WORK REQUIRED ▸ Pictures within the data are to be left out; everything else must be reproduced exactly.

══ PROVIDED DATA ══

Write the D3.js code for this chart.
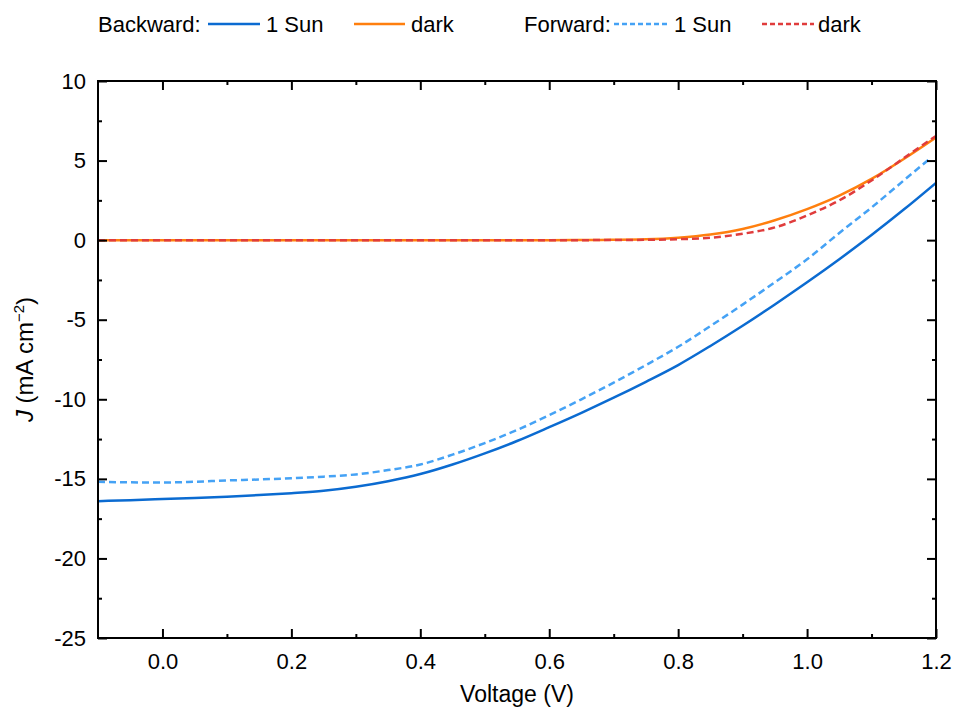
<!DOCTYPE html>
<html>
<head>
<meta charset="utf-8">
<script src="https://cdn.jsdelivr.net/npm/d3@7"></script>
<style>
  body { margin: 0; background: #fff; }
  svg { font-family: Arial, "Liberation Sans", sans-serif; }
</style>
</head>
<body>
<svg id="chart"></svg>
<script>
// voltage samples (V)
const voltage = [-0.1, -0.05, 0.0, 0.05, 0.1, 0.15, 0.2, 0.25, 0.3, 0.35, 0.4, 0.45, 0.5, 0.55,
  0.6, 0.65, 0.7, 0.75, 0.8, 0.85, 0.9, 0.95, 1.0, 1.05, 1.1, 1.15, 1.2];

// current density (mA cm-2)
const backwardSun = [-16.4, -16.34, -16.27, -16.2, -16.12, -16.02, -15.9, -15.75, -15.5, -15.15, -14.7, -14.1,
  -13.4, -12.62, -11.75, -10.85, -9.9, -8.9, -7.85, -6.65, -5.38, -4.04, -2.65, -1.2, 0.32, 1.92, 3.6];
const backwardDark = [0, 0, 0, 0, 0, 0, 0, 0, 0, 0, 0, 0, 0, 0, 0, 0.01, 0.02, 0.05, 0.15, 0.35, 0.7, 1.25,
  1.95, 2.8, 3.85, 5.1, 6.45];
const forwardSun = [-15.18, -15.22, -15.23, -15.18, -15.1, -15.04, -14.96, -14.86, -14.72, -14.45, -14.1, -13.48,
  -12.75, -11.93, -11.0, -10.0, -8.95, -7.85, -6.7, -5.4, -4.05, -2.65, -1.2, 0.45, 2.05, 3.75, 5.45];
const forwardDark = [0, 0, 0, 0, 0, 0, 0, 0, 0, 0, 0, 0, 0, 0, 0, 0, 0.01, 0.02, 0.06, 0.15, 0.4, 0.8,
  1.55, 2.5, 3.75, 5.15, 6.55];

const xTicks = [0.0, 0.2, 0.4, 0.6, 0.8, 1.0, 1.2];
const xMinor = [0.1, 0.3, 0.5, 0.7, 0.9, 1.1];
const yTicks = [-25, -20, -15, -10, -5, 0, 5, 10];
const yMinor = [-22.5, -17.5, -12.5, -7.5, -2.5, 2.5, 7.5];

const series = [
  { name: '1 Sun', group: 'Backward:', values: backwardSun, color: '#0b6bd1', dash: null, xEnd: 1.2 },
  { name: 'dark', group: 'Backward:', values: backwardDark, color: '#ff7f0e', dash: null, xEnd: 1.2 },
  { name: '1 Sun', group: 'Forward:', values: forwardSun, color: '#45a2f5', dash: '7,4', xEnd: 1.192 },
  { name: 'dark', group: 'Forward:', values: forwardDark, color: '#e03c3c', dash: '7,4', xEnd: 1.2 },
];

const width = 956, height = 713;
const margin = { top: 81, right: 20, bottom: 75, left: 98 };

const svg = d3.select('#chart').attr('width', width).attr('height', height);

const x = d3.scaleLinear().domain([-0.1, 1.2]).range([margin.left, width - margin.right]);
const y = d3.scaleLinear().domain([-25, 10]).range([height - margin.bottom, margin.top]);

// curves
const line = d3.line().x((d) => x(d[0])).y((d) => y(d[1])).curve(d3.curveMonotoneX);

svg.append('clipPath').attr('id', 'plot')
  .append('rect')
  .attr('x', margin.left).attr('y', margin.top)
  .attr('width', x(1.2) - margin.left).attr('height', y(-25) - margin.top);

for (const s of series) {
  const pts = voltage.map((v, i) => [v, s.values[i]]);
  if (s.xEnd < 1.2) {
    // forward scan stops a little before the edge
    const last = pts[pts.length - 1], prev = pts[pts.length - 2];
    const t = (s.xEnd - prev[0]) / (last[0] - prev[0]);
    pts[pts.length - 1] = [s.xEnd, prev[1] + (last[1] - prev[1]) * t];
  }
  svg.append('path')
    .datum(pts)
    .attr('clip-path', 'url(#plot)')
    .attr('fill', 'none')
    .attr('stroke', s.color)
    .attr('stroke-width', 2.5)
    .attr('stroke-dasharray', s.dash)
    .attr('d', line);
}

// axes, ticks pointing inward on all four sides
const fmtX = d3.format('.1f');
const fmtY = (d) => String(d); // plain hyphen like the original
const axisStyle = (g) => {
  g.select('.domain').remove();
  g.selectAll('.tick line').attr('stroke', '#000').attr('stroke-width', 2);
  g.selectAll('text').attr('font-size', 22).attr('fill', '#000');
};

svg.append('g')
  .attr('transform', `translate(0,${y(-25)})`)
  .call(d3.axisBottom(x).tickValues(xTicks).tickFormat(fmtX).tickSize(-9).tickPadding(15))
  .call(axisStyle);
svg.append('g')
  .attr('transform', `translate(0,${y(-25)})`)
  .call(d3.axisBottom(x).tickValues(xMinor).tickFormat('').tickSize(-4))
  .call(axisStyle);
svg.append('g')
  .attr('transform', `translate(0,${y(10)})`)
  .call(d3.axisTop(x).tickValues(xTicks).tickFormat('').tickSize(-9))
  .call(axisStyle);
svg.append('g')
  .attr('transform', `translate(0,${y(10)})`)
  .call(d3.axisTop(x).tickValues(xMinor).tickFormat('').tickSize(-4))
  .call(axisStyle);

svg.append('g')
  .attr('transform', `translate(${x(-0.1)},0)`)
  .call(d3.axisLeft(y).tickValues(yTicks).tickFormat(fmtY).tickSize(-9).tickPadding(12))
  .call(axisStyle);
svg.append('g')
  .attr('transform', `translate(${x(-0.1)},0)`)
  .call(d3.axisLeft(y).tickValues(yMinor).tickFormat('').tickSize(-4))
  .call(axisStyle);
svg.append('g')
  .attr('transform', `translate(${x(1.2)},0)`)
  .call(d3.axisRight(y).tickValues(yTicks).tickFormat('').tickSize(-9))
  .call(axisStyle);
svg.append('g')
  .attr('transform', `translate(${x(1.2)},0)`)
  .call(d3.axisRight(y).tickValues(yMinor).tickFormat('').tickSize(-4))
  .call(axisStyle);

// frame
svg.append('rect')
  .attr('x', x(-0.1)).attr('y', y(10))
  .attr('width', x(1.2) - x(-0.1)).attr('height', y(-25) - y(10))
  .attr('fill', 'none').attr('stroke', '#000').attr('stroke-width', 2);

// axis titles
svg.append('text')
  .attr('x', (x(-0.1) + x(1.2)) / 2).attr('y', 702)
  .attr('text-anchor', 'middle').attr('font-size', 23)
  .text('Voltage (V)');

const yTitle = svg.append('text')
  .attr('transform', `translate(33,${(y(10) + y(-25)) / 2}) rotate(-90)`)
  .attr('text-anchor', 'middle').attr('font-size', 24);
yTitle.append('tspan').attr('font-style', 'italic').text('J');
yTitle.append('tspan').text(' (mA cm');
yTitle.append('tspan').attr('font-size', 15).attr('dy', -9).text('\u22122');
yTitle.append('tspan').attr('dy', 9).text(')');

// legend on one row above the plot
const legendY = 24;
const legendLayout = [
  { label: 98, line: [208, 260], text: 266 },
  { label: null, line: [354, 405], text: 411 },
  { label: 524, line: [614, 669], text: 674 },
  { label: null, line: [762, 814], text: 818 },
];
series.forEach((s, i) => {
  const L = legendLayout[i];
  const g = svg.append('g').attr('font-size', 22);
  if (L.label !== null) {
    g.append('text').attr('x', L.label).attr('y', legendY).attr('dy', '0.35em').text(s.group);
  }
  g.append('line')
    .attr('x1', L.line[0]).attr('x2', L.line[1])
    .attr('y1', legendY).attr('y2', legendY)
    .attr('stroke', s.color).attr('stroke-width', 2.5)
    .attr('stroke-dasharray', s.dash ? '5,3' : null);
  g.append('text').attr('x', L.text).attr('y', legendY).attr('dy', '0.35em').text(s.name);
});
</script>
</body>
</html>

═══

WORKED ANSWER ▸
Write the D3.js code for this chart.
<!DOCTYPE html>
<html>
<head>
<meta charset="utf-8">
<script src="https://cdn.jsdelivr.net/npm/d3@7"></script>
<style>
  body { margin: 0; background: #fff; }
  svg { font-family: Arial, "Liberation Sans", sans-serif; }
</style>
</head>
<body>
<svg id="chart"></svg>
<script>
// voltage samples (V)
const voltage = [-0.1, -0.05, 0.0, 0.05, 0.1, 0.15, 0.2, 0.25, 0.3, 0.35, 0.4, 0.45, 0.5, 0.55,
  0.6, 0.65, 0.7, 0.75, 0.8, 0.85, 0.9, 0.95, 1.0, 1.05, 1.1, 1.15, 1.2];

// current density (mA cm-2)
const backwardSun = [-16.4, -16.34, -16.27, -16.2, -16.12, -16.02, -15.9, -15.75, -15.5, -15.15, -14.7, -14.1,
  -13.4, -12.62, -11.75, -10.85, -9.9, -8.9, -7.85, -6.65, -5.38, -4.04, -2.65, -1.2, 0.32, 1.92, 3.6];
const backwardDark = [0, 0, 0, 0, 0, 0, 0, 0, 0, 0, 0, 0, 0, 0, 0, 0.01, 0.02, 0.05, 0.15, 0.35, 0.7, 1.25,
  1.95, 2.8, 3.85, 5.1, 6.45];
const forwardSun = [-15.18, -15.22, -15.23, -15.18, -15.1, -15.04, -14.96, -14.86, -14.72, -14.45, -14.1, -13.48,
  -12.75, -11.93, -11.0, -10.0, -8.95, -7.85, -6.7, -5.4, -4.05, -2.65, -1.2, 0.45, 2.05, 3.75, 5.45];
const forwardDark = [0, 0, 0, 0, 0, 0, 0, 0, 0, 0, 0, 0, 0, 0, 0, 0, 0.01, 0.02, 0.06, 0.15, 0.4, 0.8,
  1.55, 2.5, 3.75, 5.15, 6.55];

const xTicks = [0.0, 0.2, 0.4, 0.6, 0.8, 1.0, 1.2];
const xMinor = [0.1, 0.3, 0.5, 0.7, 0.9, 1.1];
const yTicks = [-25, -20, -15, -10, -5, 0, 5, 10];
const yMinor = [-22.5, -17.5, -12.5, -7.5, -2.5, 2.5, 7.5];

const series = [
  { name: '1 Sun', group: 'Backward:', values: backwardSun, color: '#0b6bd1', dash: null, xEnd: 1.2 },
  { name: 'dark', group: 'Backward:', values: backwardDark, color: '#ff7f0e', dash: null, xEnd: 1.2 },
  { name: '1 Sun', group: 'Forward:', values: forwardSun, color: '#45a2f5', dash: '7,4', xEnd: 1.192 },
  { name: 'dark', group: 'Forward:', values: forwardDark, color: '#e03c3c', dash: '7,4', xEnd: 1.2 },
];

const width = 956, height = 713;
const margin = { top: 81, right: 20, bottom: 75, left: 98 };

const svg = d3.select('#chart').attr('width', width).attr('height', height);

const x = d3.scaleLinear().domain([-0.1, 1.2]).range([margin.left, width - margin.right]);
const y = d3.scaleLinear().domain([-25, 10]).range([height - margin.bottom, margin.top]);

// curves
const line = d3.line().x((d) => x(d[0])).y((d) => y(d[1])).curve(d3.curveMonotoneX);

svg.append('clipPath').attr('id', 'plot')
  .append('rect')
  .attr('x', margin.left).attr('y', margin.top)
  .attr('width', x(1.2) - margin.left).attr('height', y(-25) - margin.top);

for (const s of series) {
  const pts = voltage.map((v, i) => [v, s.values[i]]);
  if (s.xEnd < 1.2) {
    // forward scan stops a little before the edge
    const last = pts[pts.length - 1], prev = pts[pts.length - 2];
    const t = (s.xEnd - prev[0]) / (last[0] - prev[0]);
    pts[pts.length - 1] = [s.xEnd, prev[1] + (last[1] - prev[1]) * t];
  }
  svg.append('path')
    .datum(pts)
    .attr('clip-path', 'url(#plot)')
    .attr('fill', 'none')
    .attr('stroke', s.color)
    .attr('stroke-width', 2.5)
    .attr('stroke-dasharray', s.dash)
    .attr('d', line);
}

// axes, ticks pointing inward on all four sides
const fmtX = d3.format('.1f');
const fmtY = (d) => String(d); // plain hyphen like the original
const axisStyle = (g) => {
  g.select('.domain').remove();
  g.selectAll('.tick line').attr('stroke', '#000').attr('stroke-width', 2);
  g.selectAll('text').attr('font-size', 22).attr('fill', '#000');
};

svg.append('g')
  .attr('transform', `translate(0,${y(-25)})`)
  .call(d3.axisBottom(x).tickValues(xTicks).tickFormat(fmtX).tickSize(-9).tickPadding(15))
  .call(axisStyle);
svg.append('g')
  .attr('transform', `translate(0,${y(-25)})`)
  .call(d3.axisBottom(x).tickValues(xMinor).tickFormat('').tickSize(-4))
  .call(axisStyle);
svg.append('g')
  .attr('transform', `translate(0,${y(10)})`)
  .call(d3.axisTop(x).tickValues(xTicks).tickFormat('').tickSize(-9))
  .call(axisStyle);
svg.append('g')
  .attr('transform', `translate(0,${y(10)})`)
  .call(d3.axisTop(x).tickValues(xMinor).tickFormat('').tickSize(-4))
  .call(axisStyle);

svg.append('g')
  .attr('transform', `translate(${x(-0.1)},0)`)
  .call(d3.axisLeft(y).tickValues(yTicks).tickFormat(fmtY).tickSize(-9).tickPadding(12))
  .call(axisStyle);
svg.append('g')
  .attr('transform', `translate(${x(-0.1)},0)`)
  .call(d3.axisLeft(y).tickValues(yMinor).tickFormat('').tickSize(-4))
  .call(axisStyle);
svg.append('g')
  .attr('transform', `translate(${x(1.2)},0)`)
  .call(d3.axisRight(y).tickValues(yTicks).tickFormat('').tickSize(-9))
  .call(axisStyle);
svg.append('g')
  .attr('transform', `translate(${x(1.2)},0)`)
  .call(d3.axisRight(y).tickValues(yMinor).tickFormat('').tickSize(-4))
  .call(axisStyle);

// frame
svg.append('rect')
  .attr('x', x(-0.1)).attr('y', y(10))
  .attr('width', x(1.2) - x(-0.1)).attr('height', y(-25) - y(10))
  .attr('fill', 'none').attr('stroke', '#000').attr('stroke-width', 2);

// axis titles
svg.append('text')
  .attr('x', (x(-0.1) + x(1.2)) / 2).attr('y', 702)
  .attr('text-anchor', 'middle').attr('font-size', 23)
  .text('Voltage (V)');

const yTitle = svg.append('text')
  .attr('transform', `translate(33,${(y(10) + y(-25)) / 2}) rotate(-90)`)
  .attr('text-anchor', 'middle').attr('font-size', 24);
yTitle.append('tspan').attr('font-style', 'italic').text('J');
yTitle.append('tspan').text(' (mA cm');
yTitle.append('tspan').attr('font-size', 15).attr('dy', -9).text('\u22122');
yTitle.append('tspan').attr('dy', 9).text(')');

// legend on one row above the plot
const legendY = 24;
const legendLayout = [
  { label: 98, line: [208, 260], text: 266 },
  { label: null, line: [354, 405], text: 411 },
  { label: 524, line: [614, 669], text: 674 },
  { label: null, line: [762, 814], text: 818 },
];
series.forEach((s, i) => {
  const L = legendLayout[i];
  const g = svg.append('g').attr('font-size', 22);
  if (L.label !== null) {
    g.append('text').attr('x', L.label).attr('y', legendY).attr('dy', '0.35em').text(s.group);
  }
  g.append('line')
    .attr('x1', L.line[0]).attr('x2', L.line[1])
    .attr('y1', legendY).attr('y2', legendY)
    .attr('stroke', s.color).attr('stroke-width', 2.5)
    .attr('stroke-dasharray', s.dash ? '5,3' : null);
  g.append('text').attr('x', L.text).attr('y', legendY).attr('dy', '0.35em').text(s.name);
});
</script>
</body>
</html>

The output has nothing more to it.